While Weinbaum and Curtis see Karzai’s recent moves as a significant turn away from Pakistan, others, such as Mr. Yusuf, argue this may be temporary.
“He is hedging, seeing what is on offer. He’ll self-correct and come back in the middle,” says Yusuf. “But if these things continue – remember he’s not an independent actor – if Kabul and Islamabad can’t come together then, yes, India’s sphere increases. The US might opt for a suboptimal solution without Pakistan. Pakistan may struggle to reassert itself and the region could head into chaos.”
The uncertainty over what Karzai’s intentions are for Pakistan, even as he signs a strategic pact with India, comes from his conciliatory remarks in recent days. In New Delhi, Karzai said “Pakistan is a twin brother, India is a great friend.”

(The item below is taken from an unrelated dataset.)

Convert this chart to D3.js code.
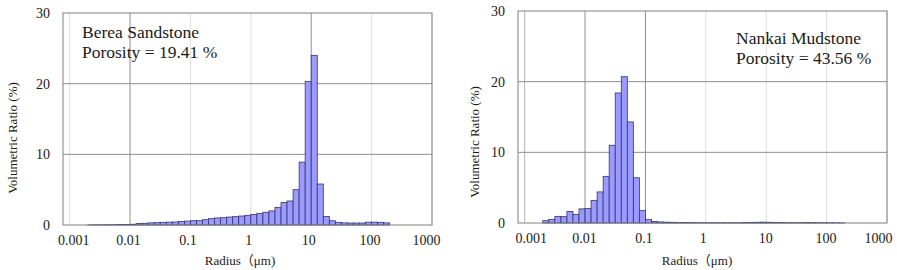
<!DOCTYPE html>
<html>
<head>
<meta charset="utf-8">
<script src="https://cdn.jsdelivr.net/npm/d3@7"></script>
<style>
    body { margin: 0; background: #fff; }
    text { font-family: "Liberation Serif", "Times New Roman", "Noto Sans CJK JP", serif; fill: #1a1a1a; }
</style>
</head>
<body>
<div id="chart"></div>
<script>
// 横轴刻度（对数）
const xTickValues = [0.001, 0.01, 0.1, 1, 10, 100, 1000];
const xTickLabels = ["0.001", "0.01", "0.1", "1", "10", "100", "1000"];
const yTickValues = [0, 10, 20, 30];

// 每个柱子的宽度（log10 单位）
const binStep = 0.1;

// Berea Sandstone: 第一个柱子的起点 log10(r) = -2.7
const bereaFirstBin = -2.7;
const bereaValues = [
    0.02, 0.03, 0.03, 0.04, 0.05, 0.06, 0.08,
    0.10, 0.20, 0.25, 0.30, 0.33, 0.38, 0.40, 0.43, 0.50, 0.55,
    0.61, 0.61, 0.75, 0.90, 1.00, 1.04, 1.13, 1.18, 1.27, 1.37,
    1.50, 1.65, 1.80, 2.00, 2.50, 3.20, 3.40, 5.00, 8.90, 20.3,
    24.0, 5.80, 1.20, 0.60, 0.38, 0.30, 0.28, 0.28, 0.28, 0.40,
    0.40, 0.38, 0.30
];

// Nankai Mudstone
const nankaiFirstBin = -2.7;
const nankaiValues = [
    0.33, 0.52, 0.94, 0.90, 1.64, 1.22, 2.00,
    2.06, 3.20, 4.40, 6.60, 11.0, 18.4, 20.7, 14.3, 6.40, 1.75,
    0.52, 0.23, 0.15, 0.12, 0.10, 0.08, 0.07, 0.06, 0.05, 0.05,
    0.05, 0.04, 0.04, 0.04, 0.04, 0.05, 0.06, 0.08, 0.10, 0.12,
    0.10, 0.08, 0.06, 0.05, 0.05, 0.05, 0.06, 0.06, 0.05, 0.05,
    0.04, 0.03, 0.02
];

const svg = d3.select("#chart").append("svg")
    .attr("width", 897)
    .attr("height", 270);

svg.append("rect").attr("width", 897).attr("height", 270).attr("fill", "#fff");

/**
 * 绘制一个直方图面板
 */
function drawPanel(opt) {
    const x = d3.scaleLog()
        .domain([Math.pow(10, -3.11), 1000])
        .range([opt.left, opt.right]);
    const y = d3.scaleLinear()
        .domain([0, 30])
        .range([opt.bottom, opt.top]);

    const g = svg.append("g");

    // 竖直网格线
    xTickValues.forEach(v => {
        g.append("line")
            .attr("x1", x(v)).attr("x2", x(v))
            .attr("y1", opt.top).attr("y2", opt.bottom)
            .attr("stroke", opt.gridColor(v))
            .attr("stroke-width", 1);
    });

    // 水平网格线
    [10, 20].forEach(v => {
        g.append("line")
            .attr("x1", opt.left).attr("x2", opt.right)
            .attr("y1", y(v)).attr("y2", y(v))
            .attr("stroke", "#8f8f8f")
            .attr("stroke-width", 1);
    });

    // 柱子
    const bins = opt.values.map((v, i) => {
        const lo = opt.firstBin + i * binStep;
        return { x0: Math.pow(10, lo), x1: Math.pow(10, lo + binStep), value: v };
    });

    g.selectAll("rect.bar")
        .data(bins)
        .enter()
        .append("rect")
        .attr("class", "bar")
        .attr("x", d => x(d.x0))
        .attr("width", d => x(d.x1) - x(d.x0))
        .attr("y", d => y(d.value))
        .attr("height", d => y(0) - y(d.value))
        .attr("fill", "#9a9aff")
        .attr("stroke", "#34346e")
        .attr("stroke-width", 0.8);

    // 边框
    g.append("rect")
        .attr("x", opt.left).attr("y", opt.top)
        .attr("width", opt.right - opt.left)
        .attr("height", opt.bottom - opt.top)
        .attr("fill", "none")
        .attr("stroke", "#808080")
        .attr("stroke-width", 1);

    // 坐标轴标签
    const xAxis = d3.axisBottom(x)
        .tickValues(xTickValues)
        .tickFormat((d, i) => xTickLabels[i])
        .tickSize(0)
        .tickPadding(10);
    g.append("g")
        .attr("transform", `translate(0,${opt.bottom})`)
        .call(xAxis)
        .call(a => a.select(".domain").remove())
        .selectAll("text")
        .attr("dx", (d, i) => opt.labelShift[i])
        .style("font-size", "14px")
        .style("font-family", "'Liberation Serif', serif")
        .attr("fill", "#1a1a1a");

    const yAxis = d3.axisLeft(y)
        .tickValues(yTickValues)
        .tickSize(0)
        .tickPadding(13);
    g.append("g")
        .attr("transform", `translate(${opt.left},0)`)
        .call(yAxis)
        .call(a => a.select(".domain").remove())
        .selectAll("text")
        .style("font-size", "14px")
        .style("font-family", "'Liberation Serif', serif")
        .attr("fill", "#1a1a1a");

    // 轴标题
    g.append("text")
        .attr("x", opt.xTitleX)
        .attr("y", 265)
        .attr("text-anchor", "middle")
        .style("font-size", "13px")
        .text("Radius（μm)");

    g.append("text")
        .attr("transform", `translate(${opt.yTitleX},${opt.yTitleY}) rotate(-90)`)
        .attr("text-anchor", "middle")
        .style("font-size", "13px")
        .text("Volumetric Ratio (%)");

    // 注释
    opt.notes.forEach((t, i) => {
        g.append("text")
            .attr("x", opt.noteX)
            .attr("y", opt.noteY + i * 20)
            .style("font-size", "17.5px")
            .text(t);
    });
}

drawPanel({
    left: 63, right: 432, top: 13, bottom: 225,
    firstBin: bereaFirstBin, values: bereaValues,
    gridColor: v => (v === 0.01 || v === 10) ? "#8f8f8f" : "#dedede",
    labelShift: [3.5, -2, -3, -2.5, -3, -2, -6],
    xTitleX: 240, yTitleX: 17, yTitleY: 138,
    noteX: 82, noteY: 38,
    notes: ["Berea Sandstone", "Porosity = 19.41 %"]
});

drawPanel({
    left: 518, right: 887, top: 11, bottom: 223,
    firstBin: nankaiFirstBin, values: nankaiValues,
    gridColor: v => (v === 0.01 || v === 0.1) ? "#8f8f8f" : (v === 0.001 ? "#b5b5b5" : "#dedede"),
    labelShift: [6, -1, -2, -3, -1, -1, -9],
    xTitleX: 697, yTitleX: 479, yTitleY: 142,
    noteX: 736, noteY: 44,
    notes: ["Nankai Mudstone", "Porosity = 43.56 %"]
});
</script>
</body>
</html>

While he confirmed that he had ended peace talks with the Taliban, he said he was sincere in his offer to talk directly with Pakistan. The mixed signals may account for Pakistan’s muted response so far.
Privately, a senior military official downplayed the partnership, telling the Monitor that the Pakistani military would need to wait and see the exact terms of the agreement.
On Thursday, Pakistan's government warned Karzai to be careful. "At this defining stage when challenges have multiplied, as have the opportunities, it is our expectation that everyone, especially those in position of authority in Afghanistan, will demonstrate requisite maturity and responsibility," Foreign Ministry spokeswoman Tehmina Janjua told reporters.
Nothing is ever final, not even the US timeline
For now, however, the rhetoric from India, Pakistan, and the US about supporting an Afghan-led peace process and noninterference by regional players has fallen to the side.
“The conclusion at the moment, also among Afghans, is that the Afghans can’t sort it out amongst themselves. But nothing is ever final, so things can turn around again. Even so, most Afghans didn’t believe in this Afghan-led process to start with. They believed that, at the least, you needed an outside mediator,” says Martine van Bijlert, codirector of the Afghanistan Analysts Network in Kabul.
Afghanistan’s outward turn for help could draw the US into a longer deployment there, a possibility being explored with a long-term pact Washington is seeking with Kabul.
“I think the Pakistanis think the US will completely disengage from Afghanistan, but I think they may be miscalculating,” says Curtis. “The major difference from the 1990s [civil war] is the US involvement.”